■ **RECORDS TO USE**:

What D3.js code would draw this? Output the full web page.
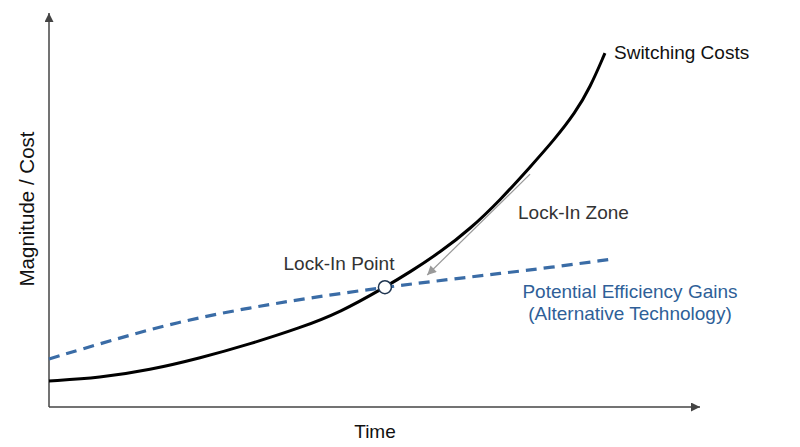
<!DOCTYPE html>
<html>
<head>
<meta charset="utf-8">
<script src="https://cdn.jsdelivr.net/npm/d3@7"></script>
<style>
  body { margin: 0; background: #fff; }
  text { font-family: "Liberation Sans", Arial, sans-serif; }
</style>
</head>
<body>
<div class="canvas"></div>
<script>
// Switching costs curve (time, cost)
const switchTime = [0, 7.8, 15.5, 23.2, 30.9, 38.6, 44.7, 51.6, 55.5, 60.1, 64.7, 69.3, 73.9, 77.7, 80.8, 83.1, 85.4]
const switchCost = [6.6, 7.4, 9.4, 12.4, 16.0, 20.1, 24.0, 30.4, 34.3, 39.3, 45.2, 52.5, 60.9, 68.0, 74.6, 81.0, 89.8]

// Potential efficiency gains curve (time, value)
const gainTime = [0, 9.7, 19.8, 30.1, 40.4, 51.6, 61.6, 69.3, 77.0, 85.9]
const gainValue = [12.2, 17.0, 21.6, 25.0, 27.8, 30.4, 32.4, 33.9, 35.4, 37.4]

// Lock-in point and lock-in zone arrow
const lockPoint = [51.6, 30.4]
const zoneArrow = [[73.9, 59.1], [58.1, 33.5]]

const width = 800
const height = 447

const svg = d3.select('.canvas')
  .append('svg')
    .attr('width', width)
    .attr('height', height)

const x = d3.scaleLinear()
  .domain([0, 100])
  .range([49, 700])

const y = d3.scaleLinear()
  .domain([0, 100])
  .range([407, 13])

// arrow markers
const defs = svg.append('defs')
defs.append('marker')
    .attr('id', 'axisArrow')
    .attr('viewBox', '0 0 10 10')
    .attr('refX', 10)
    .attr('refY', 5)
    .attr('markerWidth', 9)
    .attr('markerHeight', 9)
    .attr('markerUnits', 'userSpaceOnUse')
    .attr('orient', 'auto')
  .append('path')
    .attr('d', 'M0,0 L10,5 L0,10 Z')
    .attr('fill', '#444')

defs.append('marker')
    .attr('id', 'zoneArrow')
    .attr('viewBox', '0 0 10 10')
    .attr('refX', 10)
    .attr('refY', 5)
    .attr('markerWidth', 10)
    .attr('markerHeight', 9)
    .attr('markerUnits', 'userSpaceOnUse')
    .attr('orient', 'auto')
  .append('path')
    .attr('d', 'M0,0 L10,5 L0,10 Z')
    .attr('fill', '#999')

// axes
svg.append('line')
  .attr('x1', x(0)).attr('y1', y(0))
  .attr('x2', x(100)).attr('y2', y(0))
  .attr('stroke', '#444')
  .attr('stroke-width', 1.5)
  .attr('marker-end', 'url(#axisArrow)')

svg.append('line')
  .attr('x1', x(0)).attr('y1', y(0))
  .attr('x2', x(0)).attr('y2', y(100))
  .attr('stroke', '#444')
  .attr('stroke-width', 1.5)
  .attr('marker-end', 'url(#axisArrow)')

svg.append('text')
  .attr('x', 375)
  .attr('y', 438)
  .attr('text-anchor', 'middle')
  .attr('font-size', 19)
  .attr('fill', '#111')
  .text('Time')

svg.append('text')
  .attr('transform', 'translate(34,209) rotate(-90)')
  .attr('text-anchor', 'middle')
  .attr('font-size', 20.5)
  .attr('fill', '#111')
  .text('Magnitude / Cost')

const line = d3.line()
  .x((d) => x(d[0]))
  .y((d) => y(d[1]))
  .curve(d3.curveBasis)

// efficiency gains (dashed)
svg.append('path')
  .datum(d3.zip(gainTime, gainValue))
  .attr('d', line)
  .attr('fill', 'none')
  .attr('stroke', '#3a6ca6')
  .attr('stroke-width', 3.2)
  .attr('stroke-dasharray', '11,7')

// switching costs
svg.append('path')
  .datum(d3.zip(switchTime, switchCost))
  .attr('d', line)
  .attr('fill', 'none')
  .attr('stroke', '#000')
  .attr('stroke-width', 3)

// lock-in zone arrow
svg.append('line')
  .attr('x1', x(zoneArrow[0][0])).attr('y1', y(zoneArrow[0][1]))
  .attr('x2', x(zoneArrow[1][0])).attr('y2', y(zoneArrow[1][1]))
  .attr('stroke', '#999')
  .attr('stroke-width', 1.2)
  .attr('marker-end', 'url(#zoneArrow)')

// lock-in point
svg.append('circle')
  .attr('cx', x(lockPoint[0]))
  .attr('cy', y(lockPoint[1]))
  .attr('r', 6.5)
  .attr('fill', '#fff')
  .attr('stroke', '#1f3550')
  .attr('stroke-width', 1.5)

// labels
svg.append('text')
  .attr('x', 614)
  .attr('y', 59)
  .attr('font-size', 19)
  .attr('fill', '#111')
  .text('Switching Costs')

svg.append('text')
  .attr('x', 518)
  .attr('y', 219)
  .attr('font-size', 19)
  .attr('fill', '#333')
  .text('Lock-In Zone')

svg.append('text')
  .attr('x', 339)
  .attr('y', 270)
  .attr('text-anchor', 'middle')
  .attr('font-size', 19)
  .attr('fill', '#333')
  .text('Lock-In Point')

svg.append('text')
  .attr('x', 630)
  .attr('y', 298)
  .attr('text-anchor', 'middle')
  .attr('font-size', 19)
  .attr('fill', '#2f5f98')
  .text('Potential Efficiency Gains')

svg.append('text')
  .attr('x', 630)
  .attr('y', 320)
  .attr('text-anchor', 'middle')
  .attr('font-size', 19)
  .attr('fill', '#2f5f98')
  .text('(Alternative Technology)')
</script>
</body>
</html>
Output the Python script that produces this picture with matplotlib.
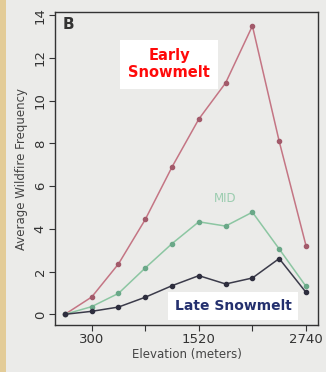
import numpy as np
import matplotlib.pyplot as plt
from matplotlib.patches import Rectangle

# elevation bins (meters)
elevation = [-5, 300, 605, 910, 1215, 1520, 1825, 2130, 2435, 2740]
early = [0.0, 0.81, 2.36, 4.44, 6.9, 9.14, 10.83, 13.5, 8.1, 3.22]
mid = [0.0, 0.36, 0.98, 2.17, 3.31, 4.33, 4.13, 4.78, 3.06, 1.31]
late = [0.0, 0.14, 0.34, 0.8, 1.34, 1.81, 1.42, 1.7, 2.61, 1.03]

xticks = [300, 910, 1520, 2130, 2740]
xticklabels = ['300', '', '1520', '', '2740']
yticks = [0, 2, 4, 6, 8, 10, 12, 14]

fig = plt.figure(figsize=(3.26, 3.72), dpi=100)
fig.patch.set_facecolor('#ebebe9')
# beige strip on the left edge
fig.patches.append(Rectangle((0, 0), 6/326, 1, transform=fig.transFigure,
                             facecolor='#e3cc98', edgecolor='none', zorder=0))

ax = fig.add_axes([55/326, 1-325/372, 263/326, 313/372])
ax.set_facecolor('#ebebe9')

ax.plot(elevation, early, '-o', color='#c47584', mfc='#a25a6a', mec='#a25a6a', ms=3, lw=1.1)
ax.plot(elevation, mid, '-o', color='#8cc6a2', mfc='#6aa888', mec='#6aa888', ms=3, lw=1.1)
ax.plot(elevation, late, '-o', color='#3b3b4a', mfc='#2e2e3e', mec='#2e2e3e', ms=3, lw=1.1)

ax.set_xlim(-118, 2877)
ax.set_ylim(-0.5, 14.15)
ax.set_xticks(xticks)
ax.set_xticklabels(xticklabels, fontsize=9.5, color='#333333')
ax.set_yticks(yticks)
ax.set_yticklabels([str(v) for v in yticks], fontsize=9.5, color='#333333', rotation=90, va='center')
ax.tick_params(colors='#333333', length=4, width=0.8, pad=2)
for s in ax.spines.values():
    s.set_color('#333333')
    s.set_linewidth(1.0)

ax.set_xlabel('Elevation (meters)', fontsize=8.5, color='#444444', labelpad=1)
ax.set_ylabel('Average Wildfire Frequency', fontsize=8.5, color='#444444', labelpad=4)

ax.text(0.03, 0.985, 'B', transform=ax.transAxes, fontsize=11, fontweight='bold',
        color='#333333', va='top', ha='left')
ax.text(1180, 11.7, 'Early\nSnowmelt', fontsize=10.5, fontweight='bold', color='#ff0a0a',
        ha='center', va='center', linespacing=1.15,
        bbox=dict(facecolor='white', edgecolor='none', pad=6))
ax.text(1818, 5.4, 'MID', fontsize=8.5, color='#9ccdb0', ha='center', va='center')
ax.text(1910, 0.4, 'Late Snowmelt', fontsize=10, fontweight='bold', color='#24306e',
        ha='center', va='center',
        bbox=dict(facecolor='white', edgecolor='none', pad=5))

fig.savefig('out.png', dpi=100, facecolor=fig.get_facecolor())
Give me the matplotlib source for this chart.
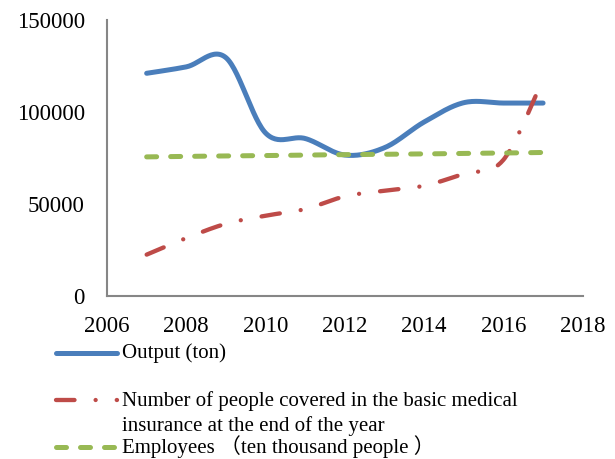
import matplotlib
matplotlib.use("Agg")
import matplotlib.pyplot as plt
from matplotlib.lines import Line2D
import numpy as np

# Data
years = [2007, 2008, 2009, 2010, 2011, 2012, 2013, 2014, 2015, 2016, 2017]
output_ton = [121000, 124500, 129500, 88500, 85500, 76500, 80500, 94500, 105000, 104800, 104800]
insured = [22300, 31300, 39100, 43500, 47100, 54000, 57100, 59800, 66300, 73900, 117800]
employees = [75500, 75800, 76000, 76200, 76500, 76700, 76900, 77100, 77400, 77600, 77900]

labels = ["Output (ton)",
          "Number of people covered in the basic medical\ninsurance at the end of the year",
          "Employees （ten thousand people ）"]

plt.rcParams['font.family'] = ['Liberation Serif', 'Noto Sans CJK SC']


def smooth(x, y, n=30):
    # Excel-style smoothed line (Catmull-Rom through the points)
    x = np.asarray(x, float)
    y = np.asarray(y, float)
    px = np.concatenate([[x[0]], x, [x[-1]]])
    py = np.concatenate([[y[0]], y, [y[-1]]])
    xs, ys = [], []
    t = np.linspace(0, 1, n)
    for i in range(1, len(px) - 2):
        for p, out in ((px, xs), (py, ys)):
            p0, p1, p2, p3 = p[i - 1], p[i], p[i + 1], p[i + 2]
            out.extend(0.5 * ((2 * p1) + (-p0 + p2) * t
                              + (2 * p0 - 5 * p1 + 4 * p2 - p3) * t ** 2
                              + (-p0 + 3 * p1 - 3 * p2 + p3) * t ** 3))
    return np.array(xs), np.array(ys)


fig = plt.figure(figsize=(6.15, 4.59), dpi=100)
ax = fig.add_axes([0.174, 0.356, 0.7735, 0.6004])

styles = [
    dict(color='#4a7ebb', lw=3.6, solid_capstyle='round'),
    dict(color='#be4b48', lw=3.1, dash_capstyle='round', linestyle=(0, (4.3, 4.9, 0.01, 4.9))),
    dict(color='#98b954', lw=3.6, dash_capstyle='round', linestyle=(0, (2, 2.8))),
]

for series, st in zip([output_ton, insured, employees], styles):
    sx, sy = smooth(years, series)
    ax.plot(sx, sy, **st)

ax.set_xlim(2006, 2018)
ax.set_ylim(0, 150000)
ax.set_xticks(range(2006, 2019, 2))
ax.set_yticks([0, 50000, 100000, 150000])
ax.tick_params(length=0, labelsize=16.5)
ax.tick_params(axis='y', pad=16)
ax.tick_params(axis='x', pad=15)
for s in ['top', 'right']:
    ax.spines[s].set_visible(False)
for s in ['left', 'bottom']:
    ax.spines[s].set_color('#868686')
    ax.spines[s].set_linewidth(1.5)

# legend below the plot, drawn like the Excel one
W, H = 615, 459
rows = [353, 400, 447]
text_y = [353, 413.5, 447]
for st, lab, ry, ty in zip(styles, labels, rows, text_y):
    fig.add_artist(Line2D([56 / W, 117 / W], [1 - ry / H, 1 - ry / H],
                          transform=fig.transFigure, **st))
    fig.text(122 / W, 1 - ty / H, lab, va='center', ha='left', fontsize=15, linespacing=1.3)

fig.savefig('out.png', dpi=100)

■ **SET PROBLEM**:
Repeat exactly the lines above, from the line that contains "Output the Python" down through the line that contains "s.set_linewidth(1.0)". Include both of those lines and none of the pictures.

■ **EXERCISE ANSWER**:
Output the Python script that produces this picture with matplotlib.
import numpy as np
import matplotlib.pyplot as plt
from matplotlib.patches import Rectangle

# elevation bins (meters)
elevation = [-5, 300, 605, 910, 1215, 1520, 1825, 2130, 2435, 2740]
early = [0.0, 0.81, 2.36, 4.44, 6.9, 9.14, 10.83, 13.5, 8.1, 3.22]
mid = [0.0, 0.36, 0.98, 2.17, 3.31, 4.33, 4.13, 4.78, 3.06, 1.31]
late = [0.0, 0.14, 0.34, 0.8, 1.34, 1.81, 1.42, 1.7, 2.61, 1.03]

xticks = [300, 910, 1520, 2130, 2740]
xticklabels = ['300', '', '1520', '', '2740']
yticks = [0, 2, 4, 6, 8, 10, 12, 14]

fig = plt.figure(figsize=(3.26, 3.72), dpi=100)
fig.patch.set_facecolor('#ebebe9')
# beige strip on the left edge
fig.patches.append(Rectangle((0, 0), 6/326, 1, transform=fig.transFigure,
                             facecolor='#e3cc98', edgecolor='none', zorder=0))

ax = fig.add_axes([55/326, 1-325/372, 263/326, 313/372])
ax.set_facecolor('#ebebe9')

ax.plot(elevation, early, '-o', color='#c47584', mfc='#a25a6a', mec='#a25a6a', ms=3, lw=1.1)
ax.plot(elevation, mid, '-o', color='#8cc6a2', mfc='#6aa888', mec='#6aa888', ms=3, lw=1.1)
ax.plot(elevation, late, '-o', color='#3b3b4a', mfc='#2e2e3e', mec='#2e2e3e', ms=3, lw=1.1)

ax.set_xlim(-118, 2877)
ax.set_ylim(-0.5, 14.15)
ax.set_xticks(xticks)
ax.set_xticklabels(xticklabels, fontsize=9.5, color='#333333')
ax.set_yticks(yticks)
ax.set_yticklabels([str(v) for v in yticks], fontsize=9.5, color='#333333', rotation=90, va='center')
ax.tick_params(colors='#333333', length=4, width=0.8, pad=2)
for s in ax.spines.values():
    s.set_color('#333333')
    s.set_linewidth(1.0)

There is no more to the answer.